■ **PROBLEM TO SOLVE**: From the first line of the data below through the line bearing "text:'R = 504,2", reproduce each line exactly; do not include pictures.

— Begin —

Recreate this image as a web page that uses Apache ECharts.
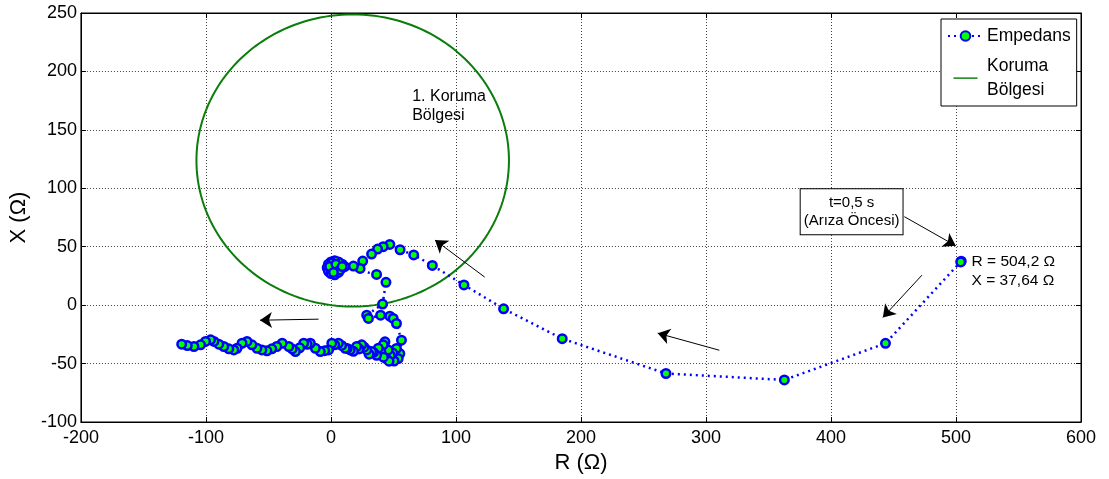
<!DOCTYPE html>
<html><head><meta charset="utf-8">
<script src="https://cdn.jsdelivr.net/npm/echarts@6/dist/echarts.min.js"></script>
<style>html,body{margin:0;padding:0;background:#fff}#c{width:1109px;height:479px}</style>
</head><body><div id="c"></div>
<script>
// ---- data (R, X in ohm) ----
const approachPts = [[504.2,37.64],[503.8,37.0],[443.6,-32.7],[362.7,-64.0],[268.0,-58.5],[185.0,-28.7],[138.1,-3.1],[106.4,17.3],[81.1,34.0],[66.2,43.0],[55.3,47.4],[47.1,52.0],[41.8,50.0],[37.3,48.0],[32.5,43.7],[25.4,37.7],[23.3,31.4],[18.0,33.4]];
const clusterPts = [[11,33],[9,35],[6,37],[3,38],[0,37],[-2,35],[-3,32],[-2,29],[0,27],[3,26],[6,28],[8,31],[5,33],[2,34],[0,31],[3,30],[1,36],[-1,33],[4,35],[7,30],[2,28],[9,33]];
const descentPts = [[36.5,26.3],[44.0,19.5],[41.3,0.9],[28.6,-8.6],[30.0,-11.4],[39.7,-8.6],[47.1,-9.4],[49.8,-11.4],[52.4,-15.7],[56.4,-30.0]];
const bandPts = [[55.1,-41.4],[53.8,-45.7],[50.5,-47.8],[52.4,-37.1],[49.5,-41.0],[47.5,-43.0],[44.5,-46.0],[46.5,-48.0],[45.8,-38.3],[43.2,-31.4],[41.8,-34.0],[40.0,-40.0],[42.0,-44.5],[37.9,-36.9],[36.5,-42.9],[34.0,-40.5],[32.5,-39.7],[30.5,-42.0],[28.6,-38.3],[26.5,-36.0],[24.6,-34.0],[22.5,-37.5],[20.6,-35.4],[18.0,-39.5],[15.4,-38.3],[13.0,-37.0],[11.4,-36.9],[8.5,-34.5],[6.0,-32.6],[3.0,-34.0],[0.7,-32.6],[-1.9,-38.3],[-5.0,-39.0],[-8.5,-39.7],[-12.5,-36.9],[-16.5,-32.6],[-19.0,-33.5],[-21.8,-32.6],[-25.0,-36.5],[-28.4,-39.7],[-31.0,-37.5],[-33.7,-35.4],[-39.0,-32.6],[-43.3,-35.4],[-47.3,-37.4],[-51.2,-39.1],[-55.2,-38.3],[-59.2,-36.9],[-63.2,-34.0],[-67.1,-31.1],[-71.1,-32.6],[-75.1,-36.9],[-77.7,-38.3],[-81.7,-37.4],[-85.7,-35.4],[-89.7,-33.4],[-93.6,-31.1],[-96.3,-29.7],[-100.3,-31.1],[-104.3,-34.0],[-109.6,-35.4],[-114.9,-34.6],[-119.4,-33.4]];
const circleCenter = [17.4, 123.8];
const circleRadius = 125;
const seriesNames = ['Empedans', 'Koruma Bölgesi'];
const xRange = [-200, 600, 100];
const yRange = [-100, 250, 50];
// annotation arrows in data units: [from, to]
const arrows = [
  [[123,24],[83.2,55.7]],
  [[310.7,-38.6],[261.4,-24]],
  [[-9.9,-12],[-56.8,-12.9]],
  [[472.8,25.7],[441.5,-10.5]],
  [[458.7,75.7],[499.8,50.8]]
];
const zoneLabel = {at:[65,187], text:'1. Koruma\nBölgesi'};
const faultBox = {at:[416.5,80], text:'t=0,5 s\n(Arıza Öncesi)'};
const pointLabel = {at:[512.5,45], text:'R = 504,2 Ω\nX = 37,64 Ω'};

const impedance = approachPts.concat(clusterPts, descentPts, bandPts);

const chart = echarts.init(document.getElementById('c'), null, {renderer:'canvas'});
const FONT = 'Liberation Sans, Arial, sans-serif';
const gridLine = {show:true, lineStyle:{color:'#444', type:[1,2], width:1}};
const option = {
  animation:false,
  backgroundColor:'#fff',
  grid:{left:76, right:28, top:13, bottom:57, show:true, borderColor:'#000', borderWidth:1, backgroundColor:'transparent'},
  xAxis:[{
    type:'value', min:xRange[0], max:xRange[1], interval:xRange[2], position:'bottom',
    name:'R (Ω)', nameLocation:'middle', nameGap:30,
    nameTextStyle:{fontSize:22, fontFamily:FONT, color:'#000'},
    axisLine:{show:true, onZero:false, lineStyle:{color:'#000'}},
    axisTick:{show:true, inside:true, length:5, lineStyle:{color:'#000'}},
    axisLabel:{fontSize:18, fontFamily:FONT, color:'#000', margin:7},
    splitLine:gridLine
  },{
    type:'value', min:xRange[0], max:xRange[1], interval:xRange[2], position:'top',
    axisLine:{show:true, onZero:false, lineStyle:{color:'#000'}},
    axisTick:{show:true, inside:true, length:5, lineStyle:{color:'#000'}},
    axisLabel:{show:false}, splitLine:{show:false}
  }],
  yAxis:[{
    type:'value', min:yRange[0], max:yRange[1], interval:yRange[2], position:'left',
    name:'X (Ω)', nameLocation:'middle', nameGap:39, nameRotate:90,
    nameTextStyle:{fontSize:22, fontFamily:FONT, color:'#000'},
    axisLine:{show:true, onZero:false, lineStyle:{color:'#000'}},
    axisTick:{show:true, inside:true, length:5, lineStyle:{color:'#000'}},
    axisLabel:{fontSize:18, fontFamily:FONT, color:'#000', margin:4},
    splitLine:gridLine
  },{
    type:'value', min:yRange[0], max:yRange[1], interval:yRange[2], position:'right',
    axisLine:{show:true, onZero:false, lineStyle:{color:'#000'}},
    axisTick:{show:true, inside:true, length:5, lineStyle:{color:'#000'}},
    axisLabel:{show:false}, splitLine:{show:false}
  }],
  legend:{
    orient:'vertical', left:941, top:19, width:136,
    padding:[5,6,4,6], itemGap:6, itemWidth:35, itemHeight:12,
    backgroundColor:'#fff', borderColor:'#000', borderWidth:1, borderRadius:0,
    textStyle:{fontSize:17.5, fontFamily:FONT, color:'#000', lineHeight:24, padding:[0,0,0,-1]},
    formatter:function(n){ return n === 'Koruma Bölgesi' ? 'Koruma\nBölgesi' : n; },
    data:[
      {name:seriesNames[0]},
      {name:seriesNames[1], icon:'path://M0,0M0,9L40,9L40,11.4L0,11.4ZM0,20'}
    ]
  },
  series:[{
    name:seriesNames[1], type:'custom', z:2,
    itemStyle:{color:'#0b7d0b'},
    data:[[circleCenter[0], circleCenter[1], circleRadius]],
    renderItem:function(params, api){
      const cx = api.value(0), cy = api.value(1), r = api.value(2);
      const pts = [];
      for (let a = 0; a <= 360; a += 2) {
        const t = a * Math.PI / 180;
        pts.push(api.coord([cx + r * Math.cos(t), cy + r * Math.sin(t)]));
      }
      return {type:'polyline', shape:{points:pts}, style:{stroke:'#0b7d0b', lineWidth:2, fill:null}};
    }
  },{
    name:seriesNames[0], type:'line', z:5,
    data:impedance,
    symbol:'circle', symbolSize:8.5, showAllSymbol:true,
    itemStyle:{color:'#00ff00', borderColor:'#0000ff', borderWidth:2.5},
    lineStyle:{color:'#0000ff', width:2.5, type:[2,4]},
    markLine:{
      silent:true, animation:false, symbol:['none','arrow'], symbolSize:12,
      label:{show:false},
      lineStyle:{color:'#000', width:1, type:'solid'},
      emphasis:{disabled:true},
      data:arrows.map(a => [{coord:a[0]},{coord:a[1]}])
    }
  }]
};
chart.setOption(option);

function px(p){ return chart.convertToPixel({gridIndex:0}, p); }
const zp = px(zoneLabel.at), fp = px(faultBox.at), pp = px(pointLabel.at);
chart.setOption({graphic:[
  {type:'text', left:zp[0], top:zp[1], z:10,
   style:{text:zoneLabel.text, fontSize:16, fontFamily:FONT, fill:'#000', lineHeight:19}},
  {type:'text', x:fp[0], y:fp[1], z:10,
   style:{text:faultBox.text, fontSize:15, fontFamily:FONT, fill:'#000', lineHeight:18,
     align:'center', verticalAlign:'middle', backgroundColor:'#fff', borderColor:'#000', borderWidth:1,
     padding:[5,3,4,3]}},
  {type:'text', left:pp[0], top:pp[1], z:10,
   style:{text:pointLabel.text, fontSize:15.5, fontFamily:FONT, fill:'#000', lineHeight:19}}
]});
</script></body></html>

— End —

■ **WORKED SOLUTION**:
Recreate this image as a web page that uses Apache ECharts.
<!DOCTYPE html>
<html><head><meta charset="utf-8">
<script src="https://cdn.jsdelivr.net/npm/echarts@6/dist/echarts.min.js"></script>
<style>html,body{margin:0;padding:0;background:#fff}#c{width:1109px;height:479px}</style>
</head><body><div id="c"></div>
<script>
// ---- data (R, X in ohm) ----
const approachPts = [[504.2,37.64],[503.8,37.0],[443.6,-32.7],[362.7,-64.0],[268.0,-58.5],[185.0,-28.7],[138.1,-3.1],[106.4,17.3],[81.1,34.0],[66.2,43.0],[55.3,47.4],[47.1,52.0],[41.8,50.0],[37.3,48.0],[32.5,43.7],[25.4,37.7],[23.3,31.4],[18.0,33.4]];
const clusterPts = [[11,33],[9,35],[6,37],[3,38],[0,37],[-2,35],[-3,32],[-2,29],[0,27],[3,26],[6,28],[8,31],[5,33],[2,34],[0,31],[3,30],[1,36],[-1,33],[4,35],[7,30],[2,28],[9,33]];
const descentPts = [[36.5,26.3],[44.0,19.5],[41.3,0.9],[28.6,-8.6],[30.0,-11.4],[39.7,-8.6],[47.1,-9.4],[49.8,-11.4],[52.4,-15.7],[56.4,-30.0]];
const bandPts = [[55.1,-41.4],[53.8,-45.7],[50.5,-47.8],[52.4,-37.1],[49.5,-41.0],[47.5,-43.0],[44.5,-46.0],[46.5,-48.0],[45.8,-38.3],[43.2,-31.4],[41.8,-34.0],[40.0,-40.0],[42.0,-44.5],[37.9,-36.9],[36.5,-42.9],[34.0,-40.5],[32.5,-39.7],[30.5,-42.0],[28.6,-38.3],[26.5,-36.0],[24.6,-34.0],[22.5,-37.5],[20.6,-35.4],[18.0,-39.5],[15.4,-38.3],[13.0,-37.0],[11.4,-36.9],[8.5,-34.5],[6.0,-32.6],[3.0,-34.0],[0.7,-32.6],[-1.9,-38.3],[-5.0,-39.0],[-8.5,-39.7],[-12.5,-36.9],[-16.5,-32.6],[-19.0,-33.5],[-21.8,-32.6],[-25.0,-36.5],[-28.4,-39.7],[-31.0,-37.5],[-33.7,-35.4],[-39.0,-32.6],[-43.3,-35.4],[-47.3,-37.4],[-51.2,-39.1],[-55.2,-38.3],[-59.2,-36.9],[-63.2,-34.0],[-67.1,-31.1],[-71.1,-32.6],[-75.1,-36.9],[-77.7,-38.3],[-81.7,-37.4],[-85.7,-35.4],[-89.7,-33.4],[-93.6,-31.1],[-96.3,-29.7],[-100.3,-31.1],[-104.3,-34.0],[-109.6,-35.4],[-114.9,-34.6],[-119.4,-33.4]];
const circleCenter = [17.4, 123.8];
const circleRadius = 125;
const seriesNames = ['Empedans', 'Koruma Bölgesi'];
const xRange = [-200, 600, 100];
const yRange = [-100, 250, 50];
// annotation arrows in data units: [from, to]
const arrows = [
  [[123,24],[83.2,55.7]],
  [[310.7,-38.6],[261.4,-24]],
  [[-9.9,-12],[-56.8,-12.9]],
  [[472.8,25.7],[441.5,-10.5]],
  [[458.7,75.7],[499.8,50.8]]
];
const zoneLabel = {at:[65,187], text:'1. Koruma\nBölgesi'};
const faultBox = {at:[416.5,80], text:'t=0,5 s\n(Arıza Öncesi)'};
const pointLabel = {at:[512.5,45], text:'R = 504,2 Ω\nX = 37,64 Ω'};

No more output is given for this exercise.